==== DATA EXCERPT ====

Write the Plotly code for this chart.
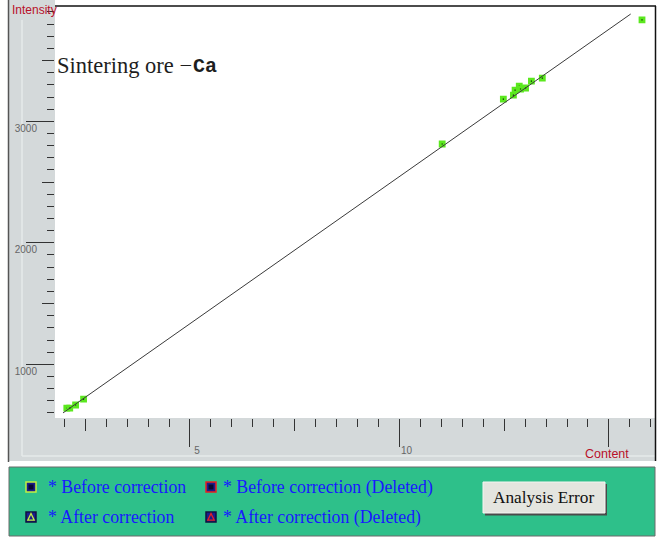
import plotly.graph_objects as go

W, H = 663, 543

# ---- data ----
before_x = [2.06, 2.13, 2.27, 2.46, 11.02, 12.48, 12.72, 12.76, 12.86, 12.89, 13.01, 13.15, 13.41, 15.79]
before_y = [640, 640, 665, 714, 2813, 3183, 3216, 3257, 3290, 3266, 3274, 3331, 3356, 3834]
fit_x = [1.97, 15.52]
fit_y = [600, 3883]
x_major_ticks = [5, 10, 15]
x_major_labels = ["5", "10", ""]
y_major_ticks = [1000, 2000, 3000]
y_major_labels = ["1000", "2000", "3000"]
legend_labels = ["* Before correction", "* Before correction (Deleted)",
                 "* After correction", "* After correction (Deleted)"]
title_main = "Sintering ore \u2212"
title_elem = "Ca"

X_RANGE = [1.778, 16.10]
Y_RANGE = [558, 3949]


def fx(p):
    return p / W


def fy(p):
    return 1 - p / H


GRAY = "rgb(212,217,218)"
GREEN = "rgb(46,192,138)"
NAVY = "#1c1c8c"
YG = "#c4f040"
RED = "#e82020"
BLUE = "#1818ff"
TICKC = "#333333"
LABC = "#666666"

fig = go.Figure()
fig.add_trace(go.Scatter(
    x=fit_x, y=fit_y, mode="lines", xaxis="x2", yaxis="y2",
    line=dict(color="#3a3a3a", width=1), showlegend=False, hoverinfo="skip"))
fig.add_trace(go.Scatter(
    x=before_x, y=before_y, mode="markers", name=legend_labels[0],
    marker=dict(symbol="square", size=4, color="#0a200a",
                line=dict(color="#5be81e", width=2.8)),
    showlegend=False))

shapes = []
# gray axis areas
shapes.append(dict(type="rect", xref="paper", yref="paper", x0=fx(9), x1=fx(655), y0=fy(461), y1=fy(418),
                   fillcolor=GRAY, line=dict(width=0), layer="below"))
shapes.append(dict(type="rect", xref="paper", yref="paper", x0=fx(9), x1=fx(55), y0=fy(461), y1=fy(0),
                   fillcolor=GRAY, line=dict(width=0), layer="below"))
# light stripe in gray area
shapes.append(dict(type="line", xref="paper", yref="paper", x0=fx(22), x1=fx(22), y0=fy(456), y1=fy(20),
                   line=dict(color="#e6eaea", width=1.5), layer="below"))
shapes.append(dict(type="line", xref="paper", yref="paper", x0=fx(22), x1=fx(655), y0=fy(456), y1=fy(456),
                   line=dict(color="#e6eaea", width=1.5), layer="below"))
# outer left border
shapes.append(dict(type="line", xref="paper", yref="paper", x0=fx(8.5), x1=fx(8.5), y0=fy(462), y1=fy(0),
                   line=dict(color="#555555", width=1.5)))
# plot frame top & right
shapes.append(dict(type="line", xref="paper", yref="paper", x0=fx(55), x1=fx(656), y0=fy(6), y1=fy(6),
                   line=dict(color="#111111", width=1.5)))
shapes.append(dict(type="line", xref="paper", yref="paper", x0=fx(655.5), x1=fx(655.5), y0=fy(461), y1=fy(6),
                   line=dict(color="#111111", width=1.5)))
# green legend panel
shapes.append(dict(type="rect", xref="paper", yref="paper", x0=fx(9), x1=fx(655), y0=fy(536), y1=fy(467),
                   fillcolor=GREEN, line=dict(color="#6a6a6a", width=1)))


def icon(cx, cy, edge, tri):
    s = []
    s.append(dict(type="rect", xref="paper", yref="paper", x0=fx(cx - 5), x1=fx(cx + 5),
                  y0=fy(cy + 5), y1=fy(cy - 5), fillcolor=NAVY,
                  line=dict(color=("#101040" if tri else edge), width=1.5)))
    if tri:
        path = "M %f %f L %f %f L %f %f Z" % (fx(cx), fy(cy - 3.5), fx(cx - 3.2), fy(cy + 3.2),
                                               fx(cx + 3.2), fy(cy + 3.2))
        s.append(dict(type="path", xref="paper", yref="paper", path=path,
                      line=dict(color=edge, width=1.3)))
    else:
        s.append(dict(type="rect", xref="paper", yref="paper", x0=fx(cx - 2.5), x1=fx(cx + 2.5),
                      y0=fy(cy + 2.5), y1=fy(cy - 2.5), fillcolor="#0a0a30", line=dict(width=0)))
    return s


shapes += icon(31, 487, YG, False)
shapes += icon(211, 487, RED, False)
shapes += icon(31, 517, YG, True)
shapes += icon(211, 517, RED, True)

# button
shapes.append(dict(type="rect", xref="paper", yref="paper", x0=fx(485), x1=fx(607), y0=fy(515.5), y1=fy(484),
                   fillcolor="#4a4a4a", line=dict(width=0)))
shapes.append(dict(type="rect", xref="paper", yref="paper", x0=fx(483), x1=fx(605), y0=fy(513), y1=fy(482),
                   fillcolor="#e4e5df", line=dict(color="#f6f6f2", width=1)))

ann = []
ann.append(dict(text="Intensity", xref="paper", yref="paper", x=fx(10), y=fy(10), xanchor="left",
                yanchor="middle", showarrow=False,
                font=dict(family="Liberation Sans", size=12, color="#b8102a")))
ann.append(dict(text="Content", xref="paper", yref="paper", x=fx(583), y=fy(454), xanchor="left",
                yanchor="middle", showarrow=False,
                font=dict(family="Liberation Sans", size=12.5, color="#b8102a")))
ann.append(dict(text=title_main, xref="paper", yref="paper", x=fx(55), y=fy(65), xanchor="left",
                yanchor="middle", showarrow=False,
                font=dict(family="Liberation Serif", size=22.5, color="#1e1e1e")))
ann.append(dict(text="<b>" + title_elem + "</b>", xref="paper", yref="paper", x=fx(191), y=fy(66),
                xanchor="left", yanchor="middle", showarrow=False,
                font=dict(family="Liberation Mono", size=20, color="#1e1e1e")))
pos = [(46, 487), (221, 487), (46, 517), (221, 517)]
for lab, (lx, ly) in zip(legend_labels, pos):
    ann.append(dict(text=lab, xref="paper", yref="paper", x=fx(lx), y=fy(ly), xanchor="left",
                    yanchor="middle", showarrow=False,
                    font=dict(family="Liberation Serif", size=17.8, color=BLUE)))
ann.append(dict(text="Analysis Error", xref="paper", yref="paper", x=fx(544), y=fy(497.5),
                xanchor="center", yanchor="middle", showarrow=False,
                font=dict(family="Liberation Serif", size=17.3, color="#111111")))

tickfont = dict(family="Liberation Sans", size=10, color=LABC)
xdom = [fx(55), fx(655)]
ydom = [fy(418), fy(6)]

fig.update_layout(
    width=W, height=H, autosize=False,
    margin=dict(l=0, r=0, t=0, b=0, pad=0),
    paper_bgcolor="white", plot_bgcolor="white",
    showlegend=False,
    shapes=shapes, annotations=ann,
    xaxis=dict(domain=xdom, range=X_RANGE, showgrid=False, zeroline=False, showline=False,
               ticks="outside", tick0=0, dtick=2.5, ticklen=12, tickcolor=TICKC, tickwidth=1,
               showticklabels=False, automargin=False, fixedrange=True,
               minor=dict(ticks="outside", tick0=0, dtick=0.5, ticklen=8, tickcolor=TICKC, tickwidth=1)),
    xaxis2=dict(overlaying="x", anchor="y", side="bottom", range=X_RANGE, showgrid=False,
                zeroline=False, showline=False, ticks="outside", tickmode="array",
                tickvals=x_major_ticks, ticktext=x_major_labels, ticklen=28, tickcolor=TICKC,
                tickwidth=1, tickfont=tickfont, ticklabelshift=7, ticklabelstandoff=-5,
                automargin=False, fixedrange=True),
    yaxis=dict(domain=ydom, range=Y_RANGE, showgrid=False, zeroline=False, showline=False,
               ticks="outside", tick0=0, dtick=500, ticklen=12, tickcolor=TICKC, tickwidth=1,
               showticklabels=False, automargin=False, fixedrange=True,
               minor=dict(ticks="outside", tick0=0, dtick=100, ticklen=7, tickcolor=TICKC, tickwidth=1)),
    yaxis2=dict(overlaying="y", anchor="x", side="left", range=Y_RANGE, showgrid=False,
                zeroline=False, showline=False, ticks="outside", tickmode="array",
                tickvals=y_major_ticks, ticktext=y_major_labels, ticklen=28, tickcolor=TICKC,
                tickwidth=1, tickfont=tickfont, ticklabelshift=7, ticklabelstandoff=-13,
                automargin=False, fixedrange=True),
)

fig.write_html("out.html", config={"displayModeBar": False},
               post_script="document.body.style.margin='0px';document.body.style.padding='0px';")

====

▸ **YOUR TASK**
Output exactly the span of lines from the top of the listing through the line holding "W, H = 663, 543", and leave every picture out.

▸ **SOLUTION FOR THIS EXERCISE**
Write the Plotly code for this chart.
import plotly.graph_objects as go

W, H = 663, 543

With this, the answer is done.